Good morning Eric, and Tamas,

> In the case of tracking an asset that becomes worthless at a specific time, 
> one could value a record of ownership, and the ability to trade ownership of 
> the asset during the period. Consider colored coin type tracking of a theater 
> ticket for a specific show, where the ticket is worthless by the end of the 
> show.

As it happens, I was playing around with another idea I am developing.
And it involves something very much similar, but distinct.

In particular, currencies are worthless unless exchanged for things of value to 
existent beings.
And the discovery of things of value is enabled by advertising.
The idea I am developing, is that of a "Bitcoin Classified Ads Network", 
wherein ordinary P2PKH UTXOs (or P2WPKH equivalents) embed a commitment to an 
advertisement.
A secondary network of nodes (separate from the Bitcoin network) transmits the 
actual advertisements, as well as the UTXOs being used to commit to them.
This secondary network would then reject/purge advertisements once the UTXO is 
spent on the Bitcoin blockchain.
This makes advertising costly (for the opportunity cost of locking some money 
in a UTXO until one has acquired actual paying custom) while reducing impact on 
Bitcoin blockchain space (commitment to the advertisment is in the same space 
as the ownership of the coin).
Changing the advertisement one makes is possible, at the cost of paying for a 
transaction in the Bitcoin blockchain to spend the old UTXO and publish a new 
UTXO now committing to the new advertisement.
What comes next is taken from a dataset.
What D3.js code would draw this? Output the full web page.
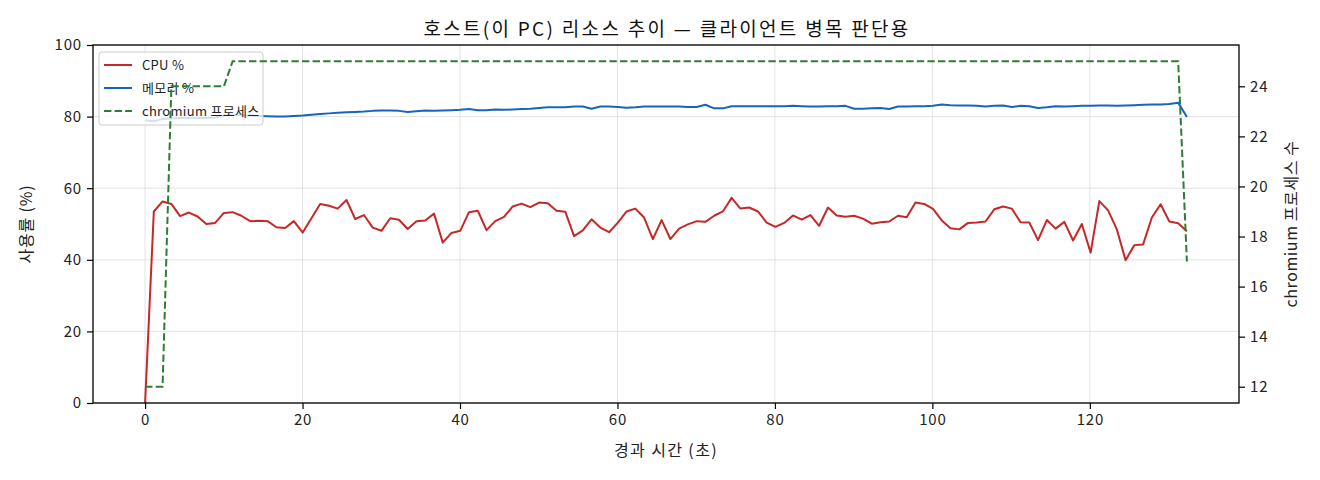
<!DOCTYPE html>
<html>
<head>
<meta charset="utf-8">
<script src="https://cdn.jsdelivr.net/npm/d3@7"></script>
<style>
  html, body { margin: 0; padding: 0; background: #fff; }
  svg { display: block; font-family: "Noto Sans CJK KR", "Noto Sans", sans-serif; }
</style>
</head>
<body>
<svg id="chart" width="1320" height="480"></svg>
<script>
// ---- data ----
const times = [0, 1.11, 2.22, 3.34, 4.45, 5.56, 6.67, 7.78, 8.90, 10.01, 11.12, 12.23, 13.34, 14.46, 15.57, 16.68, 17.79, 18.90, 20.02, 21.13,
  22.24, 23.35, 24.46, 25.58, 26.69, 27.80, 28.91, 30.02, 31.14, 32.25, 33.36, 34.47, 35.58, 36.70, 37.81, 38.92, 40.03, 41.14, 42.26, 43.37,
  44.48, 45.59, 46.70, 47.82, 48.93, 50.04, 51.15, 52.26, 53.38, 54.49, 55.60, 56.71, 57.82, 58.94, 60.05, 61.16, 62.27, 63.38, 64.50, 65.61,
  66.72, 67.83, 68.94, 70.06, 71.17, 72.28, 73.39, 74.50, 75.62, 76.73, 77.84, 78.95, 80.06, 81.18, 82.29, 83.40, 84.51, 85.62, 86.74, 87.85,
  88.96, 90.07, 91.18, 92.30, 93.41, 94.52, 95.63, 96.74, 97.86, 98.97, 100.08, 101.19, 102.30, 103.42, 104.53, 105.64, 106.75, 107.86, 108.98, 110.09,
  111.20, 112.31, 113.42, 114.54, 115.65, 116.76, 117.87, 118.98, 120.10, 121.21, 122.32, 123.43, 124.54, 125.66, 126.77, 127.88, 128.99, 130.10, 131.22, 132.33];

const cpuPct = [0, 53.5, 56.3, 55.6, 52.2, 53.2, 52.1, 50.0, 50.3, 53.1, 53.3, 52.3, 50.8, 50.9, 50.8, 49.1, 48.9, 50.8, 47.6, 51.6,
  55.6, 55.1, 54.3, 56.7, 51.4, 52.5, 49.0, 48.1, 51.6, 51.2, 48.6, 50.8, 51.0, 52.9, 44.8, 47.5, 48.1, 53.3, 53.7, 48.3,
  50.8, 52.0, 54.9, 55.7, 54.7, 56.0, 55.8, 53.7, 53.4, 46.6, 48.2, 51.3, 49.0, 47.7, 50.4, 53.5, 54.3, 51.8, 45.8, 51.1,
  45.8, 48.7, 49.9, 50.8, 50.6, 52.3, 53.5, 57.3, 54.3, 54.6, 53.5, 50.4, 49.2, 50.3, 52.4, 51.2, 52.5, 49.5, 54.6, 52.4,
  52.0, 52.3, 51.5, 50.1, 50.5, 50.7, 52.3, 51.9, 56.0, 55.6, 54.2, 51.0, 48.8, 48.5, 50.3, 50.4, 50.7, 54.1, 54.9, 54.3,
  50.5, 50.4, 45.5, 51.1, 48.7, 50.6, 45.4, 50.0, 42.0, 56.4, 53.8, 48.5, 39.9, 44.1, 44.3, 51.8, 55.5, 50.7, 50.2, 48.0];

const memPct = [79.0, 78.7, 79.3, 79.5, 79.6, 79.6, 79.6, 79.6, 79.7, 80.3, 80.5, 80.4, 80.3, 80.2, 80.1, 80.0, 80.0, 80.2, 80.3, 80.5,
  80.7, 80.9, 81.1, 81.2, 81.3, 81.4, 81.6, 81.7, 81.7, 81.6, 81.3, 81.5, 81.7, 81.6, 81.7, 81.8, 81.9, 82.1, 81.8, 81.8,
  82.0, 81.9, 82.0, 82.1, 82.2, 82.4, 82.6, 82.6, 82.6, 82.8, 82.8, 82.2, 82.8, 82.8, 82.7, 82.5, 82.6, 82.8, 82.8, 82.8,
  82.8, 82.8, 82.7, 82.7, 83.3, 82.3, 82.3, 82.9, 82.9, 82.9, 82.9, 82.9, 82.9, 82.9, 83.0, 82.9, 82.8, 82.8, 82.9, 82.9,
  83.0, 82.2, 82.2, 82.3, 82.4, 82.1, 82.8, 82.8, 82.9, 82.9, 83.0, 83.4, 83.2, 83.1, 83.1, 83.0, 82.8, 83.0, 83.1, 82.7,
  83.0, 82.9, 82.4, 82.6, 82.9, 82.8, 82.9, 83.0, 83.0, 83.1, 83.1, 83.0, 83.1, 83.2, 83.3, 83.4, 83.4, 83.5, 83.9, 79.9];

const chromiumProcs = [12, 12, 12, 24, 24, 24, 24, 24, 24, 24, 25, 25, 25, 25, 25, 25, 25, 25, 25, 25,
  25, 25, 25, 25, 25, 25, 25, 25, 25, 25, 25, 25, 25, 25, 25, 25, 25, 25, 25, 25,
  25, 25, 25, 25, 25, 25, 25, 25, 25, 25, 25, 25, 25, 25, 25, 25, 25, 25, 25, 25,
  25, 25, 25, 25, 25, 25, 25, 25, 25, 25, 25, 25, 25, 25, 25, 25, 25, 25, 25, 25,
  25, 25, 25, 25, 25, 25, 25, 25, 25, 25, 25, 25, 25, 25, 25, 25, 25, 25, 25, 25,
  25, 25, 25, 25, 25, 25, 25, 25, 25, 25, 25, 25, 25, 25, 25, 25, 25, 25, 25, 17];

const xTicks = [0, 20, 40, 60, 80, 100, 120];
const yLeftTicks = [0, 20, 40, 60, 80, 100];
const yRightTicks = [12, 14, 16, 18, 20, 22, 24];

const seriesNames = ["CPU %", "메모리 %", "chromium 프로세스"];
const titleText = "호스트(이 PC) 리소스 추이 — 클라이언트 병목 판단용";
const xLabel = "경과 시간 (초)";
const yLeftLabel = "사용률 (%)";
const yRightLabel = "chromium 프로세스 수";

// ---- layout ----
const L = 93, R = 1239, T = 45, B = 403;
const colCpu = "#c62828", colMem = "#1565c0", colProc = "#2e7d32";

const svg = d3.select("#chart");

const xMin = d3.min(times), xMax = d3.max(times);
const xPad = (xMax - xMin) * 0.05;
const x = d3.scaleLinear().domain([xMin - xPad, xMax + xPad]).range([L, R]);
const yL = d3.scaleLinear().domain([0, 100]).range([B, T]);
const pMin = d3.min(chromiumProcs), pMax = d3.max(chromiumProcs);
const pPad = (pMax - pMin) * 0.05;
const yR = d3.scaleLinear().domain([pMin - pPad, pMax + pPad]).range([B, T]);

// grid
const grid = svg.append("g").attr("stroke", "#e3e3e3").attr("stroke-width", 1);
xTicks.forEach(t => grid.append("line").attr("x1", x(t)).attr("x2", x(t)).attr("y1", T).attr("y2", B));
yLeftTicks.forEach(t => grid.append("line").attr("x1", L).attr("x2", R).attr("y1", yL(t)).attr("y2", yL(t)));

svg.append("clipPath").attr("id", "plotclip").append("rect")
  .attr("x", L).attr("y", T).attr("width", R - L).attr("height", B - T);

const idx = d3.range(times.length);
const lineCpu = d3.line().x(i => x(times[i])).y(i => yL(cpuPct[i]));
const lineMem = d3.line().x(i => x(times[i])).y(i => yL(memPct[i]));
const lineProc = d3.line().x(i => x(times[i])).y(i => yR(chromiumProcs[i]));

const plot = svg.append("g").attr("clip-path", "url(#plotclip)");
plot.append("path").attr("d", lineCpu(idx)).attr("fill", "none").attr("stroke", colCpu)
  .attr("stroke-width", 2).attr("stroke-linejoin", "round");
plot.append("path").attr("d", lineMem(idx)).attr("fill", "none").attr("stroke", colMem)
  .attr("stroke-width", 2).attr("stroke-linejoin", "round");

// legend (belongs to the left axis, drawn under the right-axis line)
const lg = svg.append("g").attr("transform", `translate(99,52)`);
lg.append("rect").attr("width", 164).attr("height", 73).attr("rx", 3)
  .attr("fill", "rgba(255,255,255,0.8)").attr("stroke", "#cccccc").attr("stroke-width", 1);
const legendCols = [colCpu, colMem, colProc];
seriesNames.forEach((n, k) => {
  const yy = 13 + k * 23;
  lg.append("line").attr("x1", 5).attr("x2", 33).attr("y1", yy).attr("y2", yy)
    .attr("stroke", legendCols[k]).attr("stroke-width", 2)
    .attr("stroke-dasharray", k === 2 ? "7.4,3.2" : null);
  lg.append("text").attr("x", 43).attr("y", yy).attr("dy", "0.35em")
    .attr("font-size", 13).attr("letter-spacing", 0.3).attr("fill", "#222").text(n);
});

// right-axis line on top
svg.append("g").attr("clip-path", "url(#plotclip)")
  .append("path").attr("d", lineProc(idx)).attr("fill", "none").attr("stroke", colProc)
  .attr("stroke-width", 2).attr("stroke-dasharray", "7.4,3.2");

// axes
const fs = 15;
const ax = svg.append("g").attr("transform", `translate(0,${B})`)
  .call(d3.axisBottom(x).tickValues(xTicks).tickSize(6).tickPadding(5).tickFormat(d3.format("d")));
const ayl = svg.append("g").attr("transform", `translate(${L},0)`)
  .call(d3.axisLeft(yL).tickValues(yLeftTicks).tickSize(6).tickPadding(5).tickFormat(d3.format("d")));
const ayr = svg.append("g").attr("transform", `translate(${R},0)`)
  .call(d3.axisRight(yR).tickValues(yRightTicks).tickSize(6).tickPadding(5).tickFormat(d3.format("d")));
[ax, ayl, ayr].forEach(g => {
  g.select(".domain").remove();
  g.selectAll(".tick line").attr("stroke", "#000").attr("stroke-width", 1.2);
  g.selectAll(".tick text").attr("font-size", fs).attr("fill", "#222").attr("letter-spacing", 0.8)
    .attr("font-family", "'Noto Sans CJK KR', sans-serif");
});

// frame
svg.append("rect").attr("x", L).attr("y", T).attr("width", R - L).attr("height", B - T)
  .attr("fill", "none").attr("stroke", "#000").attr("stroke-width", 1.3);

// title & labels
svg.append("text").attr("x", (L + R) / 2 + 1).attr("y", 36).attr("text-anchor", "middle")
  .attr("font-size", 19).attr("letter-spacing", 2.3).attr("fill", "#111").text(titleText);
svg.append("text").attr("x", (L + R) / 2).attr("y", 456).attr("text-anchor", "middle")
  .attr("font-size", 16).attr("letter-spacing", 1.4).attr("fill", "#222").text(xLabel);
svg.append("text").attr("transform", `translate(32,${(T + B) / 2}) rotate(-90)`).attr("text-anchor", "middle")
  .attr("font-size", 16).attr("letter-spacing", 0.8).attr("fill", "#222").text(yLeftLabel);
svg.append("text").attr("transform", `translate(1297,${(T + B) / 2}) rotate(-90)`).attr("text-anchor", "middle")
  .attr("font-size", 16).attr("letter-spacing", 0.6).attr("fill", "#222").text(yRightLabel);
</script>
</body>
</html>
Of note is that I also derived that it would be beneficial, for some HODLers to 
offer their funds for the purpose of making these advertisements.
Some service or product provider would agree with an advertiser to lock some 
coins of the advertiser for a limited amount of time, in exchange for payment 
upfront, with the coin address committing to the indicate advertisement of the 
service or product provider.
This can be done by paying to a 2p-ECDSA (or with Schnorr, MuSig) public key, 
with the service/product provider embedding a commitment to its advertisement 
to its own key, and a pre-signed `nLockTime` transaction that lets the 
advertiser recover the money.

This is in fact a similar use to the "theater ticket" case you mentioned, yet 
distinct.
In the case of the Bitcoin Classified Ads Network, it is the intermediate 
addresses used before reclamation by the advertiser that is valuable, as they 
also serve as commitments to advertisements, attesting to the (probable) 
validity of the advertisement and making spam have a cost.
Given that nodes of the Bitcoin Classified Ads Network will have memory limits, 
advertisements whose "lockup-rate" (i.e. the amount of value of the backing 
UTXO, divided by the size of the advertisement) are low could be evicted from 
memory before advertisements with high lockup-rate, and thus be less likely to 
propagate across the network.
Thus service/product providers would want to increase their "marketing budget" 
to be less likely to be evicted from nodes of the Bitcoin Classified Ads 
Network, which is beneficial as it increases the minimum practical lockup-rate 
needed to spam the network, thus making spam costly.

My current plan is that the provider can contact the advertiser in order to 
effect changes to their advertisement.
Then the provider and the advertiser sign a new timelocked reclamation 
transaction, then sign a transaction moving from the old advertisement to the 
new advertisement (presumably there is some protocol for ensuring the 
advertiser gets paid for this, such as an HTLC that can be triggered by an 
onchain payment or by an LN payment; I have the details in my processing space 
but require some time to serialize to human-readabe format).

Arguably, this example seems to show that generalized covenants are not needed 
in fact, if transfers of coin require paying to the issuer/lender of the coin.
Generalized covenants allows the provider (or ticket-holder in your example) to 
effect transfers from one advertisement to another (or one ticket-holder to 
another in your example) without cooperation with the advertiser (or 
ticket-issuer in your example).
This would be otherwise needed if we lock using a 2-of-2 address that has a 
timelocked transaction to reclaim the funds.